Challenge: Copy all lines below exactly as written. Leave pictures out.

Provided data:

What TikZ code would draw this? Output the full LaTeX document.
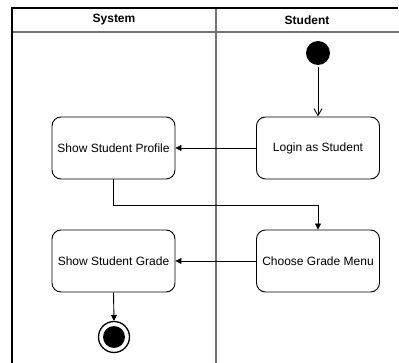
\documentclass[tikz,border=0pt]{standalone}
\usepackage{fontspec}
\setmainfont{Liberation Sans}
\usetikzlibrary{arrows.meta}
\begin{document}
\begin{tikzpicture}[x=1pt,y=-1pt,
  lane/.style={line width=1.1pt,black},
  divider/.style={line width=1.6pt,black!55},
  action/.style={draw,line width=0.9pt,rounded corners=9pt,minimum width=123pt,minimum height=62pt,
    inner sep=0pt,font=\fontsize{12}{14}\selectfont},
  header/.style={font=\bfseries\fontsize{12}{14}\selectfont},
  flow/.style={line width=0.9pt,-{Triangle[length=6pt,width=6pt]}},
  openflow/.style={line width=0.9pt,-{Straight Barb[length=7pt,width=8pt,line width=0.9pt]}}]
\useasboundingbox (0,0) rectangle (399,363);
% swimlane frame
\draw[divider] (12,32) -- (399,32);
\draw[divider] (216,8) -- (216,363);
\draw[lane] (12,363) -- (12,8) -- (398,8);
\node[header] (hsys) at (114,20) {System};
\node[header] (hstu) at (307,20) {Student};
% start and end states
\node[circle,fill=black,minimum size=24pt,inner sep=0pt] (start) at (318,53) {};
\node[circle,draw,line width=1.3pt,minimum size=31pt,inner sep=0pt] (end) at (114,337) {};
\node[circle,fill=black,minimum size=22pt,inner sep=0pt] (endin) at (114,337) {};
% actions
\node[action] (profile) at (113.5,148) {Show Student Profile};
\node[action] (login) at (318,148) {Login as Student};
\node[action] (grade) at (113.5,261) {Show Student Grade};
\node[action] (menu) at (318,261) {Choose Grade Menu};
% flows
\draw[openflow] (start.south) ++(0,2) -- (login.north);
\draw[flow] (login.west) -- (profile.east);
\draw[flow] (profile.south) -- ++(0,26) -| (menu.north);
\draw[flow] (menu.west) -- (grade.east);
\draw[flow] (grade.south) -- (end.north);
\end{tikzpicture}
\end{document}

The solution:
What TikZ code would draw this? Output the full LaTeX document.
\documentclass[tikz,border=0pt]{standalone}
\usepackage{fontspec}
\setmainfont{Liberation Sans}
\usetikzlibrary{arrows.meta}
\begin{document}
\begin{tikzpicture}[x=1pt,y=-1pt,
  lane/.style={line width=1.1pt,black},
  divider/.style={line width=1.6pt,black!55},
  action/.style={draw,line width=0.9pt,rounded corners=9pt,minimum width=123pt,minimum height=62pt,
    inner sep=0pt,font=\fontsize{12}{14}\selectfont},
  header/.style={font=\bfseries\fontsize{12}{14}\selectfont},
  flow/.style={line width=0.9pt,-{Triangle[length=6pt,width=6pt]}},
  openflow/.style={line width=0.9pt,-{Straight Barb[length=7pt,width=8pt,line width=0.9pt]}}]
\useasboundingbox (0,0) rectangle (399,363);
% swimlane frame
\draw[divider] (12,32) -- (399,32);
\draw[divider] (216,8) -- (216,363);
\draw[lane] (12,363) -- (12,8) -- (398,8);
\node[header] (hsys) at (114,20) {System};
\node[header] (hstu) at (307,20) {Student};
% start and end states
\node[circle,fill=black,minimum size=24pt,inner sep=0pt] (start) at (318,53) {};
\node[circle,draw,line width=1.3pt,minimum size=31pt,inner sep=0pt] (end) at (114,337) {};
\node[circle,fill=black,minimum size=22pt,inner sep=0pt] (endin) at (114,337) {};
% actions
\node[action] (profile) at (113.5,148) {Show Student Profile};
\node[action] (login) at (318,148) {Login as Student};
\node[action] (grade) at (113.5,261) {Show Student Grade};
\node[action] (menu) at (318,261) {Choose Grade Menu};
% flows
\draw[openflow] (start.south) ++(0,2) -- (login.north);
\draw[flow] (login.west) -- (profile.east);
\draw[flow] (profile.south) -- ++(0,26) -| (menu.north);
\draw[flow] (menu.west) -- (grade.east);
\draw[flow] (grade.south) -- (end.north);
\end{tikzpicture}
\end{document}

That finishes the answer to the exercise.